Retype nothing but the lines from the start of the material up to and including the line with "192.8, 222.6, 257.0, 296.8, 342.8, 395.8, 457.1, 527.8];". Pictures don't belong in the copy.

------------------------------

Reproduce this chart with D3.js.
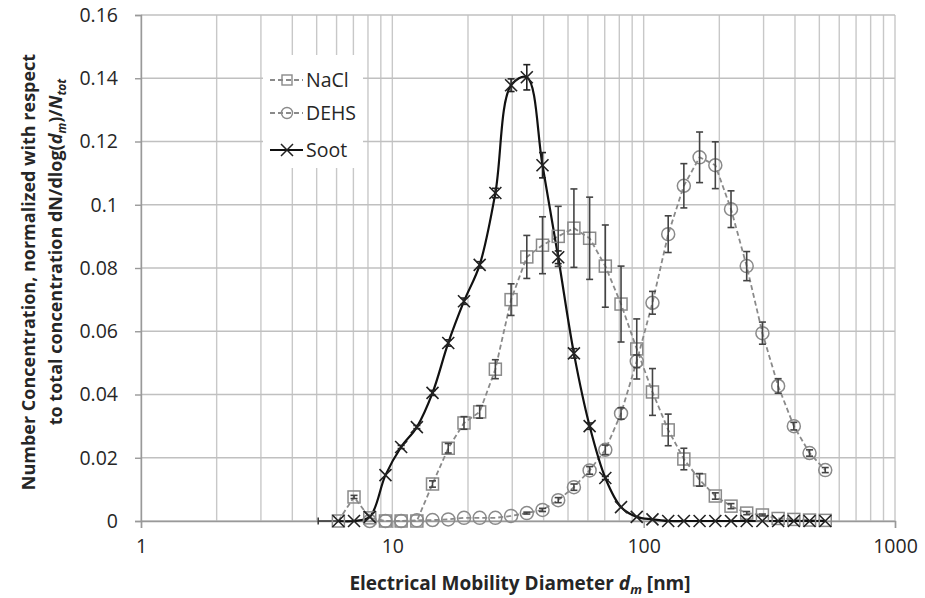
<!DOCTYPE html>
<html>
<head>
<meta charset="utf-8">
<script src="https://cdn.jsdelivr.net/npm/d3@7"></script>
<style>
  body { margin: 0; background: #fff; }
  text { font-family: "Open Sans", "Liberation Sans", sans-serif; }
</style>
</head>
<body>
<script>
// electrical mobility diameter channels [nm]
const diameters = [6.10, 7.04, 8.13, 9.39, 10.84, 12.52, 14.45, 16.69, 19.28, 22.26, 25.70, 29.68,
  34.28, 39.58, 45.71, 52.78, 60.95, 70.38, 81.28, 93.86, 108.4, 125.2, 144.5, 166.9,
  192.8, 222.6, 257.0, 296.8, 342.8, 395.8, 457.1, 527.8];

const nacl = [0, 0.0076, 0.001, 0, 0, 0, 0.0117, 0.023, 0.031, 0.0345, 0.048, 0.070,
  0.0835, 0.0872, 0.090, 0.0926, 0.0894, 0.0806, 0.0686, 0.0544, 0.0408, 0.0288, 0.0196, 0.013,
  0.0079, 0.0047, 0.0025, 0.0019, 0.0008, 0.0005, 0.0003, 0.0002];
const naclErr = [0, 0.0005, 0, 0, 0, 0, 0.001, 0.0015, 0.002, 0.002, 0.003, 0.005,
  0.0068, 0.009, 0.0095, 0.0124, 0.013, 0.013, 0.012, 0.0095, 0.0074, 0.005, 0.0034, 0.002,
  0.001, 0.0008, 0.0005, 0.0003, 0, 0, 0, 0];

const dehs = [0, 0, 0, 0, 0, 0.0002, 0.0003, 0.0005, 0.001, 0.001, 0.001, 0.0016,
  0.0025, 0.0035, 0.0066, 0.0107, 0.016, 0.0225, 0.034, 0.0505, 0.069, 0.0907, 0.106, 0.115,
  0.1125, 0.0986, 0.0806, 0.0594, 0.0427, 0.030, 0.0215, 0.0161];
const dehsErr = [0, 0, 0, 0, 0, 0, 0, 0, 0, 0, 0, 0,
  0.0003, 0.0005, 0.0008, 0.001, 0.0012, 0.0015, 0.0018, 0.002, 0.0036, 0.0058, 0.007, 0.008,
  0.0074, 0.0058, 0.0046, 0.0035, 0.0023, 0.0012, 0.001, 0.0008];

const soot = [0, 0, 0.0013, 0.0145, 0.0234, 0.0297, 0.0405, 0.0563, 0.0695, 0.081, 0.1037, 0.1378,
  0.1403, 0.1125, 0.0834, 0.053, 0.030, 0.0136, 0.0044, 0.0013, 0.0005, 0, 0, 0,
  0, 0, 0, 0, 0, 0, 0, 0];
const sootErr = [0, 0, 0, 0, 0.0005, 0.0005, 0.0008, 0.001, 0.001, 0.001, 0.0015, 0.002,
  0.004, 0.004, 0.002, 0.0015, 0.001, 0.0005, 0, 0, 0, 0, 0, 0,
  0, 0, 0, 0, 0, 0, 0, 0];
const sootFirstLow = 5.07; // lower x error of first soot channel

const xTickValues = [1, 10, 100, 1000];
const xTickLabels = ["1", "10", "100", "1000"];
const yTickValues = [0, 0.02, 0.04, 0.06, 0.08, 0.1, 0.12, 0.14, 0.16];
const yTickLabels = ["0", "0.02", "0.04", "0.06", "0.08", "0.1", "0.12", "0.14", "0.16"];
const seriesNames = ["NaCl", "DEHS", "Soot"];

function main() {
  const width = 925, height = 598;
  const left = 141, right = 895, top = 15, bottom = 521;
  const ink = "#262626";

  const svg = d3.select("body").append("svg")
    .attr("width", width)
    .attr("height", height);

  const x = d3.scaleLog().domain([1, 1000]).range([left, right]);
  const y = d3.scaleLinear().domain([0, 0.16]).range([bottom, top]);

  // gridlines
  const grid = svg.append("g");
  grid.selectAll(".vg").data(x.ticks()).enter().append("line")
    .attr("x1", d => x(d)).attr("x2", d => x(d))
    .attr("y1", top).attr("y2", bottom)
    .attr("stroke", "#c8c8c8").attr("stroke-width", 1.4);
  grid.selectAll(".hg").data(yTickValues).enter().append("line")
    .attr("x1", left).attr("x2", right)
    .attr("y1", d => y(d)).attr("y2", d => y(d))
    .attr("stroke", "#c0c0c0").attr("stroke-width", 1.4);

  // axes
  const xAxis = d3.axisBottom(x)
    .tickValues(xTickValues)
    .tickFormat((d, i) => xTickLabels[i])
    .tickSize(7).tickPadding(11);
  const gx = svg.append("g").attr("transform", `translate(0,${bottom})`).call(xAxis);
  const yAxis = d3.axisLeft(y)
    .tickValues(yTickValues)
    .tickFormat((d, i) => yTickLabels[i])
    .tickSize(6).tickPadding(17);
  const gy = svg.append("g").attr("transform", `translate(${left},0)`).call(yAxis);
  [gx, gy].forEach(g => {
    g.select(".domain").attr("stroke", "#999").attr("stroke-width", 1.4);
    g.selectAll(".tick line").attr("stroke", "#999").attr("stroke-width", 1.4);
    g.selectAll(".tick text").attr("font-size", 19.5).attr("fill", ink)
      .attr("font-family", '"Open Sans", sans-serif');
  });

  const pts = (vals, errs) => diameters.map((d, i) => ({ d: d, v: vals[i], e: errs[i] }));
  const naclPts = pts(nacl, naclErr);
  const dehsPts = pts(dehs, dehsErr);
  const sootPts = pts(soot, sootErr);

  const gray = "#8a8a8a";

  // lines
  const lineLin = d3.line().x(p => x(p.d)).y(p => y(p.v));
  const lineSmooth = d3.line().x(p => x(p.d)).y(p => y(p.v)).curve(d3.curveCatmullRom.alpha(0.5));

  svg.append("path").datum(naclPts).attr("d", lineLin)
    .attr("fill", "none").attr("stroke", gray).attr("stroke-width", 1.8)
    .attr("stroke-dasharray", "5,3");
  svg.append("path").datum(dehsPts).attr("d", lineLin)
    .attr("fill", "none").attr("stroke", gray).attr("stroke-width", 1.8)
    .attr("stroke-dasharray", "5,3");
  svg.append("path").datum(sootPts).attr("d", lineSmooth)
    .attr("fill", "none").attr("stroke", "#111").attr("stroke-width", 2.2);

  // soot first-channel horizontal error
  svg.append("line")
    .attr("x1", x(sootFirstLow)).attr("x2", x(diameters[0]))
    .attr("y1", y(soot[0])).attr("y2", y(soot[0]))
    .attr("stroke", "#333").attr("stroke-width", 1.5);
  svg.append("line")
    .attr("x1", x(sootFirstLow)).attr("x2", x(sootFirstLow))
    .attr("y1", y(soot[0]) - 3.5).attr("y2", y(soot[0]) + 3.5)
    .attr("stroke", "#333").attr("stroke-width", 1.5);

  // markers
  svg.append("g").selectAll("rect").data(naclPts).enter().append("rect")
    .attr("x", p => x(p.d) - 6).attr("y", p => y(p.v) - 6)
    .attr("width", 12).attr("height", 12)
    .attr("fill", "none").attr("stroke", gray).attr("stroke-width", 1.5);
  svg.append("g").selectAll("circle").data(dehsPts.filter(p => p.d > 8)).enter().append("circle")
    .attr("cx", p => x(p.d)).attr("cy", p => y(p.v)).attr("r", 6.5)
    .attr("fill", "none").attr("stroke", gray).attr("stroke-width", 1.5);
  const cross = svg.append("g").selectAll("g").data(sootPts).enter().append("g")
    .attr("transform", p => `translate(${x(p.d)},${y(p.v)})`);
  cross.append("path").attr("d", "M-6,-6L6,6M-6,6L6,-6")
    .attr("stroke", "#222").attr("stroke-width", 1.6);

  // error bars
  function errorBars(data, color) {
    const g = svg.append("g").selectAll("g").data(data.filter(p => p.e > 0)).enter().append("g");
    g.append("line")
      .attr("x1", p => x(p.d)).attr("x2", p => x(p.d))
      .attr("y1", p => y(p.v - p.e)).attr("y2", p => y(p.v + p.e))
      .attr("stroke", color).attr("stroke-width", 1.6);
    [-1, 1].forEach(s => {
      g.append("line")
        .attr("x1", p => x(p.d) - 3.5).attr("x2", p => x(p.d) + 3.5)
        .attr("y1", p => y(p.v + s * p.e)).attr("y2", p => y(p.v + s * p.e))
        .attr("stroke", color).attr("stroke-width", 1.6);
    });
  }
  errorBars(naclPts, "#444");
  errorBars(dehsPts, "#444");
  errorBars(sootPts, "#222");

  // legend
  const lg = svg.append("g");
  lg.append("rect").attr("x", 263).attr("y", 55).attr("width", 100).attr("height", 113).attr("fill", "#fff");
  const rows = [80, 113, 150];
  seriesNames.forEach((name, i) => {
    const yy = rows[i];
    const row = lg.append("g");
    const ln = row.append("line").attr("x1", 270).attr("x2", 303).attr("y1", yy).attr("y2", yy)
      .attr("stroke", i === 2 ? "#111" : gray).attr("stroke-width", i === 2 ? 2.2 : 1.8);
    if (i < 2) ln.attr("stroke-dasharray", "5,3");
    if (i === 0) row.append("rect").attr("x", 282).attr("y", yy - 5).attr("width", 10).attr("height", 10)
      .attr("fill", "none").attr("stroke", gray).attr("stroke-width", 1.4);
    if (i === 1) row.append("circle").attr("cx", 287).attr("cy", yy).attr("r", 5.5)
      .attr("fill", "none").attr("stroke", gray).attr("stroke-width", 1.4);
    if (i === 2) row.append("path").attr("d", `M281,${yy - 6}L293,${yy + 6}M281,${yy + 6}L293,${yy - 6}`)
      .attr("stroke", "#222").attr("stroke-width", 1.5);
    row.append("text").attr("x", 306).attr("y", yy + 7).attr("font-size", 19.5).attr("fill", ink).text(name);
  });

  // x axis title
  const xt = svg.append("text").attr("x", 520).attr("y", 590).attr("text-anchor", "middle")
    .attr("font-size", 19).attr("font-weight", "bold").attr("fill", ink);
  xt.append("tspan").text("Electrical Mobility Diameter ");
  xt.append("tspan").attr("font-style", "italic").text("d");
  xt.append("tspan").attr("font-style", "italic").attr("font-size", 13).attr("dy", 4).text("m");
  xt.append("tspan").attr("dy", -4).text(" [nm]");

  // y axis title
  const yt = svg.append("g").attr("transform", "translate(0,272) rotate(-90)");
  yt.append("text").attr("x", 0).attr("y", 35).attr("text-anchor", "middle")
    .attr("font-size", 18).attr("font-weight", "bold").attr("fill", ink)
    .text("Number Concentration, normalized with respect");
  const y2 = yt.append("text").attr("x", 20).attr("y", 62).attr("text-anchor", "middle")
    .attr("font-size", 18).attr("font-weight", "bold").attr("fill", ink);
  y2.append("tspan").text("to total concentration dN/dlog(");
  y2.append("tspan").attr("font-style", "italic").text("d");
  y2.append("tspan").attr("font-style", "italic").attr("font-size", 12).attr("dy", 4).text("m");
  y2.append("tspan").attr("dy", -4).text(")/");
  y2.append("tspan").attr("font-style", "italic").text("N");
  y2.append("tspan").attr("font-style", "italic").attr("font-size", 12).attr("dy", 4).text("tot");
}

main();
</script>
</body>
</html>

------------------------------

# [ANSWER IN FULL]
Reproduce this chart with D3.js.
<!DOCTYPE html>
<html>
<head>
<meta charset="utf-8">
<script src="https://cdn.jsdelivr.net/npm/d3@7"></script>
<style>
  body { margin: 0; background: #fff; }
  text { font-family: "Open Sans", "Liberation Sans", sans-serif; }
</style>
</head>
<body>
<script>
// electrical mobility diameter channels [nm]
const diameters = [6.10, 7.04, 8.13, 9.39, 10.84, 12.52, 14.45, 16.69, 19.28, 22.26, 25.70, 29.68,
  34.28, 39.58, 45.71, 52.78, 60.95, 70.38, 81.28, 93.86, 108.4, 125.2, 144.5, 166.9,
  192.8, 222.6, 257.0, 296.8, 342.8, 395.8, 457.1, 527.8];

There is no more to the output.